Francois Carrard, who helped oversee the cleanup of the IOC after the Salt Lake City bidding scandal, was selected Tuesday to chair the group leading the reforms of football's corruption-hit governing body.
ZURICH (AP) — Francois Carrard, who helped oversee the cleanup of the IOC after the Salt Lake City bidding scandal, was selected Tuesday to chair the group leading the reforms of football's corruption-hit governing body.
Carrard, former director general of the International Olympic Committee, will lead a team of 12 officials picked by the six soccer continental confederations, including new FIFA executive committee member and IOC powerbroker Sheik Ahmad al-Fahad al-Sabah of Kuwait.
World Cup sponsors will also nominate two members to the panel, which was formed after 14 people were indicted in an American investigation into soccer corruption.
"It is vital for the future of global football to restore the integrity and reputation of its governing body," Carrard said.
The Swiss lawyer served as the IOC's director general 14 years until 2003, a period which included the scandal that led to the expulsion or resignation of 10 members connected to Salt Lake City's winning bid for the 2002 Winter Games.
The scandal prompted the IOC to enact a series of reforms, including creation of an ethics commission, introduction of new term and age limits and a ban on member visits to bid cities.
Reform proposals affecting the FIFA president and executive committee include term limits, publishing their salary and stricter vetting of candidates.
Carrard, who will appoint an advisory board featuring figures from outside football, will present his proposed reforms to the FIFA Congress on Feb. 26 when Sepp Blatter's successor will be elected.
Blatter announced plans in June to quit, only four days after being re-elected for a fifth, four-year term.
Blatter said Carrard can "help FIFA to strengthen its governance structures in a credible and meaningful way."
UEFA President Michel Platini, the front-runner to succeed Blatter and inherit the reforms, said creating the panel was an important step.

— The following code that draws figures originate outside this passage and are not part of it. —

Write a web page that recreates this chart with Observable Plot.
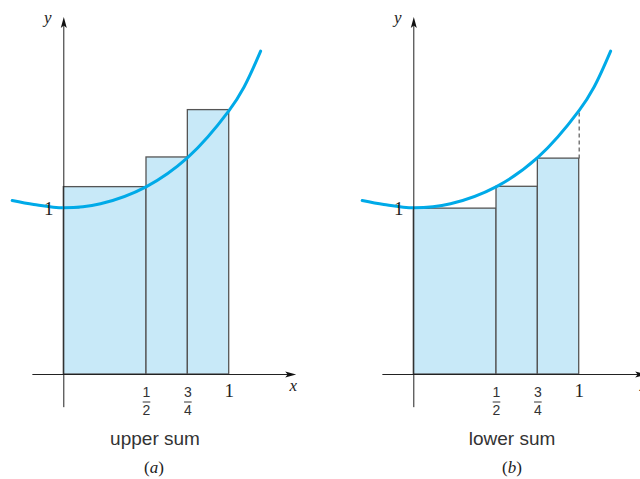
<!DOCTYPE html>
<html><head><meta charset="utf-8">
<script src="https://cdn.jsdelivr.net/npm/d3@7"></script>
<script src="https://cdn.jsdelivr.net/npm/@observablehq/plot@0.6"></script>
<style>
html,body{margin:0;padding:0;background:#fff;width:640px;height:479px;overflow:hidden;position:relative;}
.panel{position:absolute;top:0;width:310px;height:479px;}
.panel svg{max-width:none !important;}
.cap{position:absolute;transform:translate(-50%,-50%);white-space:nowrap;}
.sum{font-family:"Liberation Sans",Arial,sans-serif;font-size:19px;color:#333;}
.lab{font-family:"Liberation Serif",serif;font-size:17px;color:#222;}
</style></head><body>
<div id="a" class="panel" style="left:0"></div>
<div id="b" class="panel" style="left:350px"></div>
<div class="cap sum" style="left:155px;top:439px">upper sum</div>
<div class="cap lab" style="left:154px;top:468px">(<i>a</i>)</div>
<div class="cap sum" style="left:512px;top:439px">lower sum</div>
<div class="cap lab" style="left:512px;top:468px">(<i>b</i>)</div>
<script>
// partition points and rectangle heights
const partition = [0, 0.5, 0.75, 1];
const upperHeights = [1.124, 1.302, 1.586];
const lowerHeights = [0.995, 1.126, 1.295];
// curve samples
const curveX = [-0.312, -0.181, 0, 0.222, 0.5, 0.75, 1, 1.09, 1.19];
const curveY = [1.044, 1.020, 1.0, 1.024, 1.127, 1.302, 1.584, 1.725, 1.94];
// tick labels
const fracX = [0.5, 0.75];
const fracNum = ["1", "3"];
const fracDen = ["2", "4"];
const wholeX = [1];
const wholeLabel = ["1"];
const yTickVals = [1];
const yTickLabel = ["1"];
// axis extents
const xAxisExtent = [-0.19, 1.405];
const yAxisExtent = [-0.196, 2.145];

const arrowUp = {draw(ctx){ctx.moveTo(0,0);ctx.lineTo(3,11);ctx.lineTo(0,8.5);ctx.lineTo(-3,11);ctx.closePath();}};
const arrowRight = {draw(ctx){ctx.moveTo(0,0);ctx.lineTo(-11,-3);ctx.lineTo(-8.5,0);ctx.lineTo(-11,3);ctx.closePath();}};
const barSym = {draw(ctx){ctx.moveTo(-3.8,0);ctx.lineTo(3.8,0);}};

const curveData = curveX.map((x,i)=>({x, y: curveY[i]}));

function panel(heights, lower) {
  const rects = heights.map((h,i)=>({x1: partition[i], x2: partition[i+1], h}));
  const marks = [
    Plot.rect(rects, {x1:"x1", x2:"x2", y1:0, y2:"h", fill:"#c8e9f8", stroke:"#555", strokeWidth:1.3}),
    Plot.link(yTickVals, {x1:0, x2:0.095, y1:d=>d, y2:d=>d, stroke:"#333", strokeWidth:1})
  ];
  if (lower) {
    const last = rects[rects.length-1];
    const fEnd = curveY[curveX.indexOf(1)];
    marks.push(Plot.link([last], {x1:"x2", x2:"x2", y1:"h", y2:()=>fEnd, stroke:"#666", strokeWidth:1.3, strokeDasharray:"4,3"}));
  }
  marks.push(
    Plot.line(curveData, {x:"x", y:"y", curve:"catmull-rom", stroke:"#00aae8", strokeWidth:3}),
    Plot.link([0], {x1:xAxisExtent[0], x2:xAxisExtent[1]-0.03, y1:0, y2:0, stroke:"#222", strokeWidth:1}),
    Plot.link([0], {x1:0, x2:0, y1:yAxisExtent[0], y2:yAxisExtent[1]-0.03, stroke:"#222", strokeWidth:1}),
    Plot.dot([0], {x:0, y:yAxisExtent[1], symbol:arrowUp, r:5, fill:"#111", stroke:"none"}),
    Plot.dot([0], {x:xAxisExtent[1], y:0, symbol:arrowRight, r:5, fill:"#111", stroke:"none"}),
    Plot.text(["y"], {x:0, y:yAxisExtent[1], text:d=>d, dx:-16, dy:1, fontSize:17, fontStyle:"italic", fontFamily:"Liberation Serif", fill:"#222"}),
    Plot.text(["x"], {x:xAxisExtent[1], y:0, text:d=>d, dx:-3, dy:11, fontSize:17, fontStyle:"italic", fontFamily:"Liberation Serif", fill:"#222"}),
    Plot.text(yTickVals, {x:0, y:d=>d, text:(d,i)=>yTickLabel[i], dx:-15, dy:1, fontSize:19, fontFamily:"Liberation Serif", fill:"#222"}),
    Plot.text(wholeX, {x:d=>d, y:0, text:(d,i)=>wholeLabel[i], dy:16, fontSize:19, fontFamily:"Liberation Serif", fill:"#222"}),
    Plot.text(fracX, {x:d=>d, y:0, text:(d,i)=>fracNum[i], dy:18.5, fontSize:14, fontFamily:"Liberation Sans", fill:"#333"}),
    Plot.text(fracX, {x:d=>d, y:0, text:(d,i)=>fracDen[i], dy:36, fontSize:14, fontFamily:"Liberation Sans", fill:"#333"}),
    Plot.dot(fracX, {x:d=>d, y:0, dy:27.5, symbol:barSym, r:4, stroke:"#333", strokeWidth:1, fill:"none"})
  );
  return Plot.plot({
    width: 310, height: 479,
    margin: 0,
    x: {domain:[0,1], range:[63.3, 228.7], axis:null},
    y: {domain:[0,1], range:[374, 207.3], axis:null},
    style: {background:"transparent", overflow:"visible", maxWidth:"none"},
    marks
  });
}

document.getElementById("a").appendChild(panel(upperHeights, false));
document.getElementById("b").appendChild(panel(lowerHeights, true));
</script>
</body></html>
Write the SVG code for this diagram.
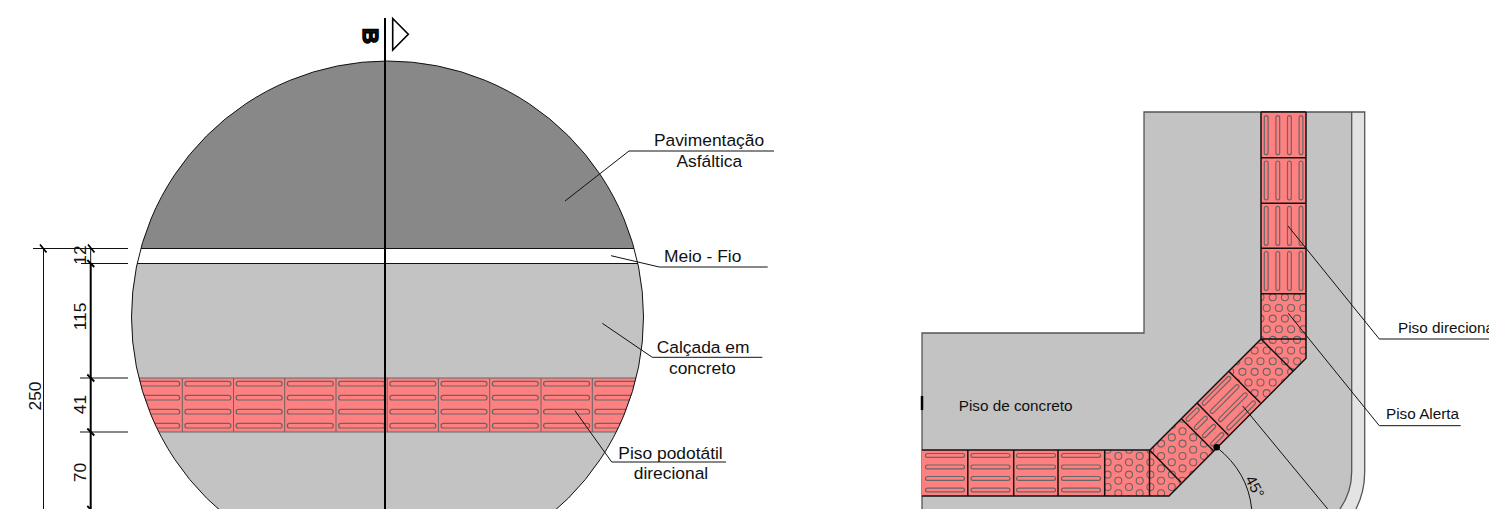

"All of the confederations have picked their representatives based on their knowledge of football and governance matters, and we will now all work together for the greater good of the game," Platini said in a statement.
The panel also includes former IOC vice president Kevan Gosper, who was appointed by the Asian Football Confederation. The Australian was investigated and cleared of wrongdoing by the IOC ethics commission in 2000 over his links to the Salt Lake City bid, including a family ski trip to Utah.
CONMEBOL, the South American confederation, nominated Gorka Villar, its general director and son of Angel Maria Villar, the long-time Spanish federation head who is a vice president of FIFA and UEFA. Angel Maria Villar is being investigated by the FIFA ethics committee in its 2018-2022 World Cup bidding case.
Africa's nominees, Hany Abo Rida of Egypt and Constant Omari of Congo, are both members of FIFA's often-discredited executive committee.